• **What is asked**
The line holding "const fevMax = [85, 80, 75, 70]" is the last one to output; start at the first line of the data, keep every line in between exactly, and leave out pictures.

• **Supplied data**
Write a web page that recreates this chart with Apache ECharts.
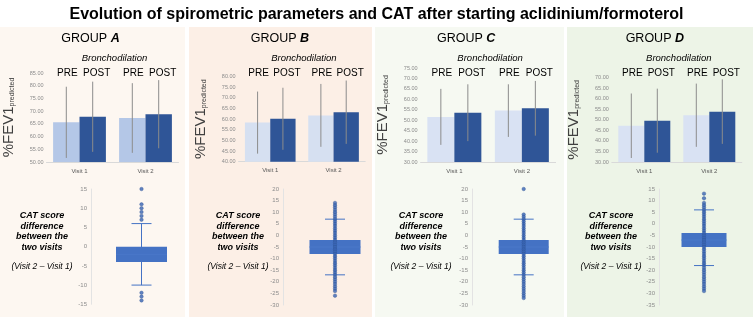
<!DOCTYPE html>
<html>
<head>
<meta charset="utf-8">
<script src="https://cdn.jsdelivr.net/npm/echarts@6/dist/echarts.min.js"></script>
<style>
  html, body { margin: 0; padding: 0; background: #fff; }
  #chart { width: 753px; height: 317px; }
</style>
</head>
<body>
<div id="chart"></div>
<script>
// ---- data ----
const groups = ['A', 'B', 'C', 'D']
const visits = ['Visit 1', 'Visit 2']

// %FEV1 predicted, mean and SD, per group: [Visit 1, Visit 2]
const fevPre = [[65.6, 67.3], [58.4, 61.8], [51.6, 54.6], [47.2, 52.2]]
const fevPost = [[67.8, 68.8], [60.2, 63.3], [53.6, 55.7], [49.6, 53.9]]
const fevPreSd = [[14.0, 13.7], [14.6, 14.8], [13.4, 12.6], [15.3, 15.0]]
const fevPostSd = [[13.8, 13.4], [14.6, 14.9], [13.6, 13.1], [15.2, 15.3]]
const fevMin = [50, 40, 30, 30]
const fevMax = [85, 80, 75, 70]

// CAT difference (Visit 2 - Visit 1) box stats per group
const catLow = [-10, -17, -17, -18]
const catQ1 = [-4, -8, -8, -10]
const catMedian = [-2, -5, -5, -7]
const catQ3 = [0, -2, -2, -4]
const catHigh = [6, 7, 7, 6]
const catMin = [-15, -30, -30, -35]
const catMax = [15, 20, 20, 15]
const catPointsA = [15, 11, 10, 9, 8, 7, -12, -13, -14]
const catPointsB = [14, 13, 12, 11, 10, 9, 8, 7, 6, 5, 4, 3, 2, 1, 0, -1, -2, -3, -4, -5, -6, -7, -8, -9, -10,
  -11, -12, -13, -14, -15, -16, -17, -18, -19, -20, -21, -22, -23, -24, -26]
const catPointsC = [20, 9, 8, 7, 6, 5, 4, 3, 2, 1, 0, -1, -2, -3, -4, -5, -6, -7, -8, -9, -10, -11, -12, -13,
  -14, -15, -16, -17, -18, -19, -20, -21, -22, -23, -24, -25, -26, -27]
const catPointsD = [13, 11, 9, 8, 7, 6, 5, 4, 3, 2, 1, 0, -1, -2, -3, -4, -5, -6, -7, -8, -9, -10, -11, -12,
  -13, -14, -15, -16, -17, -18, -19, -20, -21, -22, -23, -24, -25, -26, -27, -28, -29]
const catPoints = [catPointsA, catPointsB, catPointsC, catPointsD]

// ---- layout ----
const panels = [
  { x: 0, w: 185, color: '#fdf7f1' },
  { x: 189, w: 183, color: '#fcefe6' },
  { x: 375, w: 189, color: '#f6f9f2' },
  { x: 567, w: 186, color: '#edf4e7' },
]
const barGrids = [
  { left: 46.5, width: 132, top: 73, height: 89 },
  { left: 238.6, width: 126.6, top: 76.7, height: 85 },
  { left: 420.6, width: 135, top: 68, height: 94 },
  { left: 611.8, width: 130, top: 77.7, height: 84.3 },
]
const boxGrids = [
  { left: 91, width: 101, top: 189, height: 115.3, box: 51 },
  { left: 283, width: 104, top: 189, height: 116, box: 51 },
  { left: 472, width: 103.4, top: 189, height: 116, box: 50 },
  { left: 659, width: 90, top: 189, height: 116, box: 45 },
]
const textCenters = [42, 238, 421, 611]

const lightBlue = ['#b4c7e7', '#d6e0f1', '#d9e2f3', '#d9e2f3']
const darkBlue = '#2f5597'
const boxBlue = '#4472c4'
const font = 'Liberation Sans, Arial, sans-serif'

const grid = []
const xAxis = []
const yAxis = []
const series = []
const graphic = []

panels.forEach(p => {
  graphic.push({ type: 'rect', shape: { x: p.x, y: 27, width: p.w, height: 290 }, style: { fill: p.color }, z: -10 })
})

groups.forEach((g, gi) => {
  const bg = barGrids[gi]
  grid.push({ left: bg.left, top: bg.top, width: bg.width, height: bg.height })
  xAxis.push({
    type: 'category', gridIndex: gi, data: visits,
    axisTick: { show: false },
    axisLine: { lineStyle: { color: '#d9d9d9' } },
    axisLabel: { color: '#595959', fontSize: 6, fontFamily: font, margin: 6 },
  })
  yAxis.push({
    type: 'value', gridIndex: gi, min: fevMin[gi], max: fevMax[gi], interval: 5,
    axisLabel: { color: '#8c8c8c', fontSize: 5.5, fontFamily: font, margin: 3, formatter: v => v.toFixed(2) },
    axisLine: { show: false }, axisTick: { show: false }, splitLine: { show: false },
    name: '{a|%FEV1}{b|predicted}',
    nameLocation: 'middle', nameRotate: 90, nameGap: 30,
    nameTextStyle: {
      rich: {
        a: { fontSize: 15, color: '#404040', fontFamily: font },
        b: { fontSize: 7, color: '#404040', fontFamily: font, padding: [6, 0, 0, 0] },
      },
    },
  })
  series.push({
    type: 'bar', xAxisIndex: gi, yAxisIndex: gi, data: fevPre[gi],
    itemStyle: { color: lightBlue[gi] }, barGap: '0%', barCategoryGap: '20%',
  })
  series.push({
    type: 'bar', xAxisIndex: gi, yAxisIndex: gi, data: fevPost[gi],
    itemStyle: { color: darkBlue }, barGap: '0%', barCategoryGap: '20%',
  })
  const errSeries = (means, sds, side) => ({
    type: 'custom', xAxisIndex: gi, yAxisIndex: gi, z: 5,
    data: means.map((m, i) => [i, m, sds[i]]),
    renderItem(params, api) {
      const i = api.value(0), m = api.value(1), sd = api.value(2)
      const top = api.coord([i, m + sd])
      const bot = api.coord([i, m - sd])
      const barW = api.size([1, 0])[0] * 0.4
      const x = top[0] + side * barW / 2
      return {
        type: 'line',
        shape: { x1: x, y1: top[1], x2: x, y2: bot[1] },
        style: { stroke: '#8c8c8c', lineWidth: 1 },
      }
    },
  })
  series.push(errSeries(fevPre[gi], fevPreSd[gi], -1))
  series.push(errSeries(fevPost[gi], fevPostSd[gi], 1))
})

groups.forEach((g, gi) => {
  const bx = boxGrids[gi]
  const k = gi + 4
  grid.push({ left: bx.left, top: bx.top, width: bx.width, height: bx.height })
  xAxis.push({ type: 'category', gridIndex: k, data: ['Visit 2'], show: false })
  yAxis.push({
    type: 'value', gridIndex: k, min: catMin[gi], max: catMax[gi], interval: 5,
    axisLabel: { color: '#8c8c8c', fontSize: 6, fontFamily: font, margin: 4 },
    axisLine: { show: true, lineStyle: { color: '#e3e3e3' } },
    axisTick: { show: false }, splitLine: { show: false },
  })
  series.push({
    type: 'custom', xAxisIndex: k, yAxisIndex: k, z: 3,
    data: [[0, catLow[gi], catQ1[gi], catMedian[gi], catQ3[gi], catHigh[gi]]],
    renderItem(params, api) {
      const lo = api.coord([0, api.value(1)])
      const q1 = api.coord([0, api.value(2)])
      const md = api.coord([0, api.value(3)])
      const q3 = api.coord([0, api.value(4)])
      const hi = api.coord([0, api.value(5)])
      const x = lo[0], hw = bx.box / 2, cap = 10
      const ls = { stroke: boxBlue, lineWidth: 1 }
      return {
        type: 'group',
        children: [
          { type: 'line', shape: { x1: x, y1: hi[1], x2: x, y2: lo[1] }, style: ls },
          { type: 'line', shape: { x1: x - cap, y1: hi[1], x2: x + cap, y2: hi[1] }, style: ls },
          { type: 'line', shape: { x1: x - cap, y1: lo[1], x2: x + cap, y2: lo[1] }, style: ls },
          { type: 'rect', shape: { x: x - hw, y: q3[1], width: bx.box, height: q1[1] - q3[1] }, style: { fill: boxBlue } },
          { type: 'line', shape: { x1: x - hw, y1: md[1], x2: x + hw, y2: md[1] }, style: { stroke: '#4a78c9', lineWidth: 1 } },
        ],
      }
    },
  })
  series.push({
    type: 'scatter', xAxisIndex: k, yAxisIndex: k, z: 4,
    data: catPoints[gi].map(v => [0, v]),
    symbolSize: 3.5,
    itemStyle: { color: '#3864b4', borderColor: '#2f5597', borderWidth: 0.5 },
  })

  const tx = textCenters[gi]
  graphic.push({
    type: 'text', x: tx, y: 210,
    style: {
      text: 'CAT score\ndifference\nbetween the\ntwo visits',
      font: 'italic bold 9px ' + font, fill: '#000', align: 'center', verticalAlign: 'top', lineHeight: 10.7,
    },
  })
  graphic.push({
    type: 'text', x: tx, y: 267,
    style: { text: '(Visit 2 \u2013 Visit 1)', font: 'italic 8.5px ' + font, fill: '#000', align: 'center', verticalAlign: 'middle' },
  })
})

const option = {
  animation: false,
  backgroundColor: '#fff',
  title: {
    text: 'Evolution of spirometric parameters and CAT after starting aclidinium/formoterol',
    left: 'center', top: 2,
    textStyle: { fontSize: 16, fontWeight: 'bold', color: '#000', fontFamily: 'Liberation Sans Narrow, Arial Narrow, ' + font },
  },
  grid, xAxis, yAxis, series, graphic,
}

const chart = echarts.init(document.getElementById('chart'), null, { renderer: 'canvas' })
chart.setOption(option)

// group headers and PRE / POST labels, placed from the bar grids
const labels = []
groups.forEach((g, gi) => {
  const bg = barGrids[gi]
  const mid = bg.left + bg.width / 2
  labels.push({
    type: 'text', x: mid - 22, y: 39,
    style: {
      text: '{n|GROUP }{g|' + g + '}',
      rich: {
        n: { font: '12.5px ' + font, fill: '#000' },
        g: { font: 'italic bold 12.5px ' + font, fill: '#000' },
      },
      align: 'center', verticalAlign: 'middle',
    },
  })
  labels.push({
    type: 'text', x: mid + 2, y: 58,
    style: { text: 'Bronchodilation', font: 'italic 9.5px ' + font, fill: '#000', align: 'center', verticalAlign: 'middle' },
  })
  visits.forEach((v, vi) => {
    const c = chart.convertToPixel({ gridIndex: gi }, [vi, fevMin[gi]])
    const barW = bg.width / 2 * 0.4
    labels.push({
      type: 'text', x: c[0] - barW / 2 + 1, y: 73,
      style: { text: 'PRE', font: '10px ' + font, fill: '#000', align: 'center', verticalAlign: 'middle' },
    })
    labels.push({
      type: 'text', x: c[0] + barW / 2 + 4, y: 73,
      style: { text: 'POST', font: '10px ' + font, fill: '#000', align: 'center', verticalAlign: 'middle' },
    })
  })
})
chart.setOption({ graphic: graphic.concat(labels) })
</script>
</body>
</html>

• **Written solution**
Write a web page that recreates this chart with Apache ECharts.
<!DOCTYPE html>
<html>
<head>
<meta charset="utf-8">
<script src="https://cdn.jsdelivr.net/npm/echarts@6/dist/echarts.min.js"></script>
<style>
  html, body { margin: 0; padding: 0; background: #fff; }
  #chart { width: 753px; height: 317px; }
</style>
</head>
<body>
<div id="chart"></div>
<script>
// ---- data ----
const groups = ['A', 'B', 'C', 'D']
const visits = ['Visit 1', 'Visit 2']

// %FEV1 predicted, mean and SD, per group: [Visit 1, Visit 2]
const fevPre = [[65.6, 67.3], [58.4, 61.8], [51.6, 54.6], [47.2, 52.2]]
const fevPost = [[67.8, 68.8], [60.2, 63.3], [53.6, 55.7], [49.6, 53.9]]
const fevPreSd = [[14.0, 13.7], [14.6, 14.8], [13.4, 12.6], [15.3, 15.0]]
const fevPostSd = [[13.8, 13.4], [14.6, 14.9], [13.6, 13.1], [15.2, 15.3]]
const fevMin = [50, 40, 30, 30]
const fevMax = [85, 80, 75, 70]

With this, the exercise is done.